Some zealous systems will infer a very regular request rate as coming from automated services and block them, no matter how gentle the rate.
Is this speculation, or something that has actually been seen?
I can't say how the website I'm scraping would respond if I just went full throttle. But it's also just a matter of courtesy anyway not to make ten thousands requests per second.

Funny story - at work we once had a huge spike in requests from a single IP. We all crowded around, thinking it was some malicious hacker from France. How exciting - we're now interesting enough to warrant a DoS! Turns out another team in the company was just pulling all our data into Algolia to improve search. They were clearly not very courteous!

So on the other end (building APIs) I certainly do pay attention to traffic and have Grafana alerts set up around it.
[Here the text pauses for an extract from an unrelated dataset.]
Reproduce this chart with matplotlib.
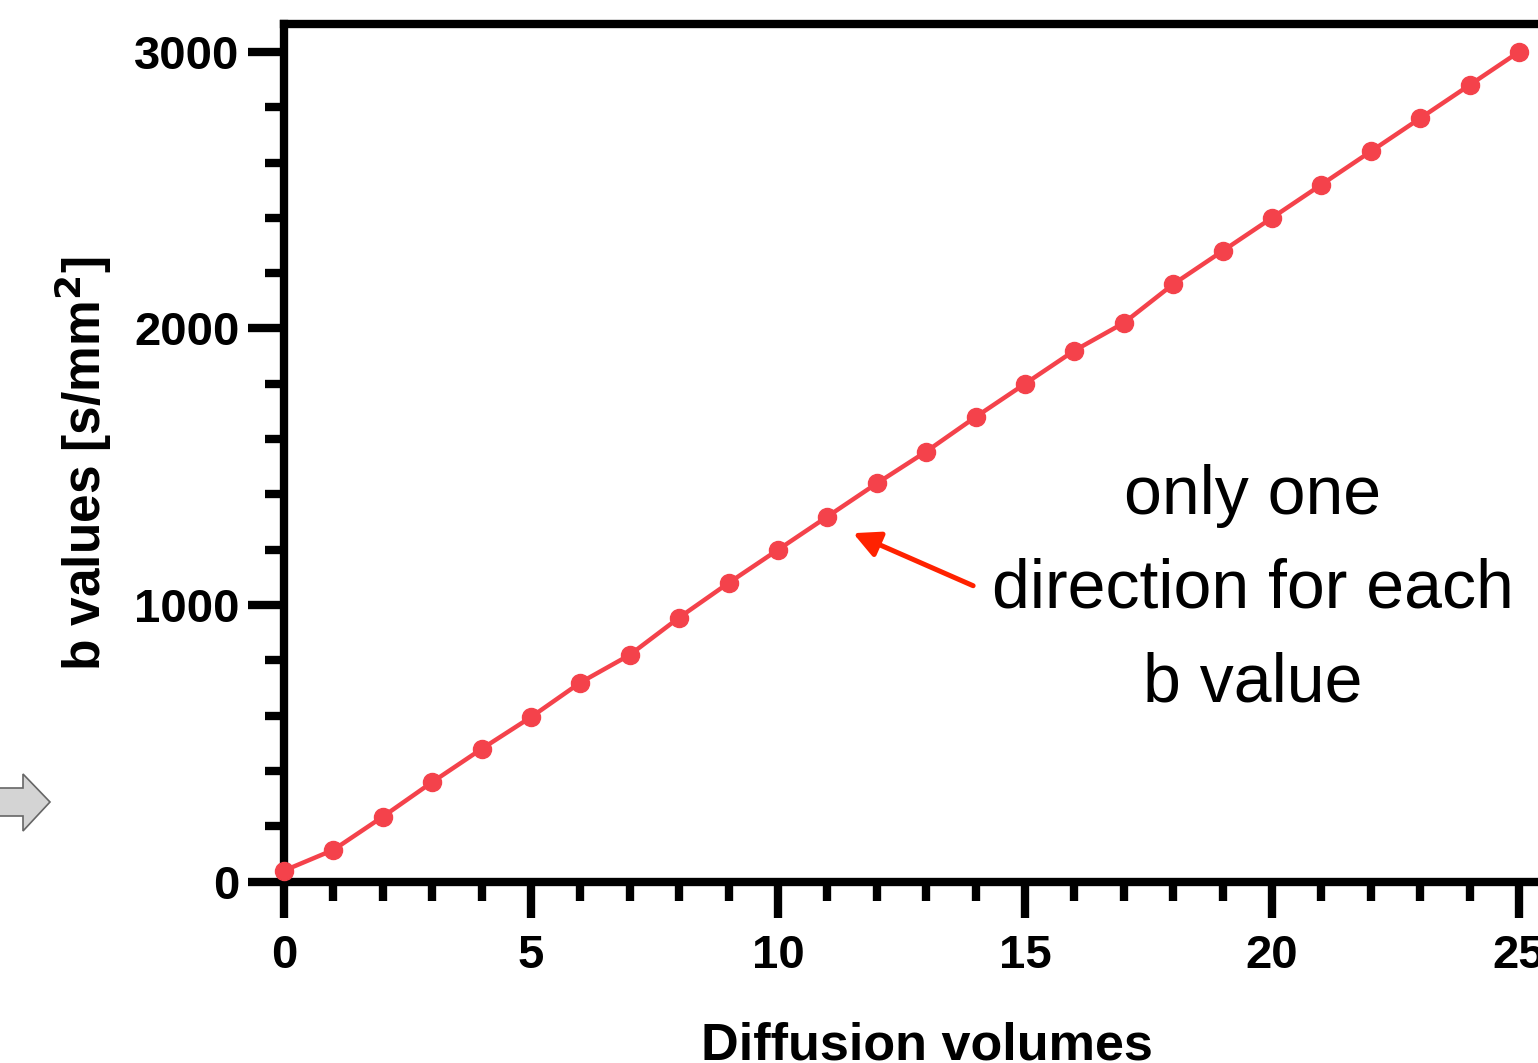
import matplotlib
matplotlib.use("Agg")
import matplotlib.pyplot as plt
from matplotlib.patches import Polygon
from matplotlib.ticker import MultipleLocator
from matplotlib.transforms import Affine2D

W, H = 1538, 1063
RED = "#f4424b"
ARROW_RED = "#ff2200"

# b value per diffusion volume
volumes = list(range(26))
b_values = [40, 115, 235, 360, 480, 595, 720, 820, 955, 1080, 1200, 1320, 1440,
            1555, 1680, 1800, 1920, 2020, 2160, 2280, 2400, 2520, 2640, 2760,
            2880, 3000]

note = "only one\ndirection for each\nb value"

plt.rcParams["font.family"] = ["Liberation Sans", "DejaVu Sans"]

fig = plt.figure(figsize=(W / 100, H / 100), dpi=100)
ax = fig.add_axes([284 / W, 181.3 / H, 1284.4 / W, 857.5 / H])

ax.plot(volumes, b_values, color=RED, lw=3.2, marker="o", ms=13,
        clip_on=False, zorder=5)

ax.set_xlim(0, 26)
ax.set_ylim(0, 3100)
ax.xaxis.set_major_locator(MultipleLocator(5))
ax.xaxis.set_minor_locator(MultipleLocator(1))
ax.yaxis.set_major_locator(MultipleLocator(1000))
ax.yaxis.set_minor_locator(MultipleLocator(200))

for s in ax.spines.values():
    s.set_linewidth(6)
ax.tick_params(which="major", length=26, width=6, direction="out")
ax.tick_params(which="minor", length=14, width=6, direction="out")
ax.tick_params(axis="y", which="major", pad=6)
ax.tick_params(axis="x", which="major", pad=12)
for lab in ax.get_xticklabels() + ax.get_yticklabels():
    lab.set_fontsize(34)
    lab.set_fontweight("bold")

fig.text(83 / W, 1 - 464 / H, r"b values [s/mm$^\mathbf{2}$]", rotation=90,
         ha="center", va="center", fontsize=37, fontweight="bold")
fig.text(927 / W, 1 - 1059 / H, "Diffusion volumes", ha="center",
         va="baseline", fontsize=37.5, fontweight="bold")

# callout pointing at the curve
ax.annotate("", xy=(11.52, 1260), xytext=(13.95, 1070),
            arrowprops=dict(arrowstyle="-|>", color=ARROW_RED, lw=3.6,
                            mutation_scale=40, shrinkA=0, shrinkB=0))
fig.text(1253 / W, 1 - 590 / H, note, ha="center", va="center",
         multialignment="center", fontsize=49, linespacing=1.6)

# grey block arrow on the left edge (pixel coordinates, y from top)
px = Affine2D().scale(1, -1).translate(0, H)
shape = [(-5, 788), (23, 788), (23, 774), (50, 802), (23, 831), (23, 816), (-5, 816)]
fig.patches.append(Polygon(shape, closed=True, facecolor="#d4d4d4",
                           edgecolor="#666666", lw=1.2, transform=px, figure=fig))

fig.savefig("out.png", dpi=100)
I was asking about randomizing the interval between requests.
tends to be around not repeating same patterns.
Boy, this subthread has been exasperating to read.
I would block it, if I was the maintainer. As the linked post mentions, automated requests can "ramp up" at any moment, risking server stability. By preemptively blocking automated parsing (on a resource which primary usage is individual requests, not mass ones) I would avoid future problems for myself. Let them contact us via support if they really need an exception.

In general I would rate limit by IP anything connected to the internet.

So the answer is it's just speculation and has never been seen in the wild :)
Kind of a snarky response. Obviously this has been seen in the wild. If you created an intrusion detection system to look for suspicious requests, I think one occurring over and over and at a regular interval would clearly be seen as malicious and not a genuine user.
> Obviously this has been seen in the wild.

Can you provide an actual example? I see it come up a lot in these conversations, but I'm really skeptical that anyone actually does this analysis. It seems like rate analysis (either requests or bandwidth) would achieve the same result in a far simpler manner, so I suspect that is what actually happens.

Sure, you can interpret my answer like that, if that makes you happy.